Parece alto, sem dúvida, o valor do que ofertaram em troca —e este é o argumento básico da Procuradoria-Geral da República em defesa do acerto. São acusações envolvendo mais de 1.800 candidatos a cargos eletivos e, sobretudo, o registro de uma conversa, entre embaraçosa e comprometedora, com o presidente da República.

Houve, ainda, cobrança de multa —que, embora de dimensões bilionárias, não chega a representar prejuízo severo para os envolvidos.

Tudo considerado, sobressai a sensação de que os delatores desfrutaram, afinal, de uma injustificável benevolência graças às informações que transmitiram, ainda por serem confirmadas.

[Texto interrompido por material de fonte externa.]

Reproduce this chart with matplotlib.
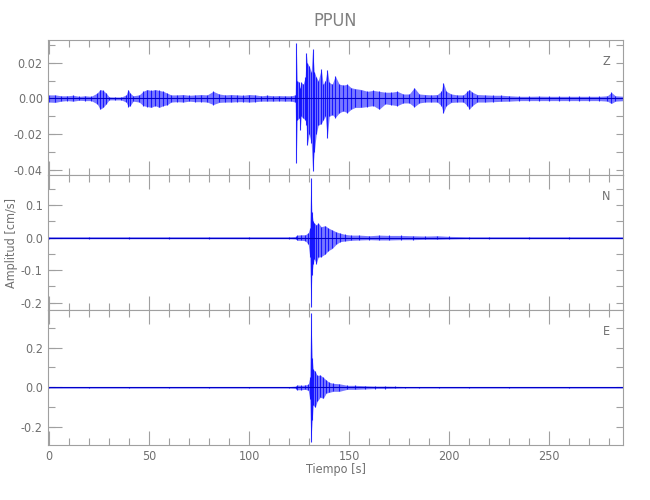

Foi-lhes autorizado permanecer no comando da empresa —o que, pelo raciocínio vigente em outras decisões da Lava Jato, poderia significar vista grossa à eventual continuidade de seus atos delitivos.

A Joesley assegurou-se o direito de permanecer nos EUA, sem sofrer embaraços por tudo o que confessadamente urdiu contra a sociedade brasileira.

O mecanismo da delação premiada deve, naturalmente, corresponder ao nome —admitindo sensível redução das penas previstas. O prêmio, todavia, não pode chegar à quase impunidade.

Importa investigar, ademais, os indícios de que o grupo JBS teria alcançado lucros especulativos graças ao impacto das delações. Seria somar a provocação à sem-cerimônia, o cinismo ao insulto.

Colhe-se, de todo o episódio, uma impressão de açodamento, em contraste com os meses consumidos na tomada dos depoimentos de dirigentes da Odebrecht.

Em seguida, por iniciativa do Supremo Tribunal Federal, vem a público o conteúdo de milhares de conversas particulares, sem real pertinência para as investigações.

Foi o que se fez, em flagrante violação ao princípio constitucional do sigilo da fonte, com os telefonemas entre o jornalista Reinaldo Azevedo e uma das acusadas.

Conseguiu-se assim ampliar o sentimento —já presente em outras ocasiões— de que as autoridades cedem às tentações do arbítrio, da onipotência e da precipitação.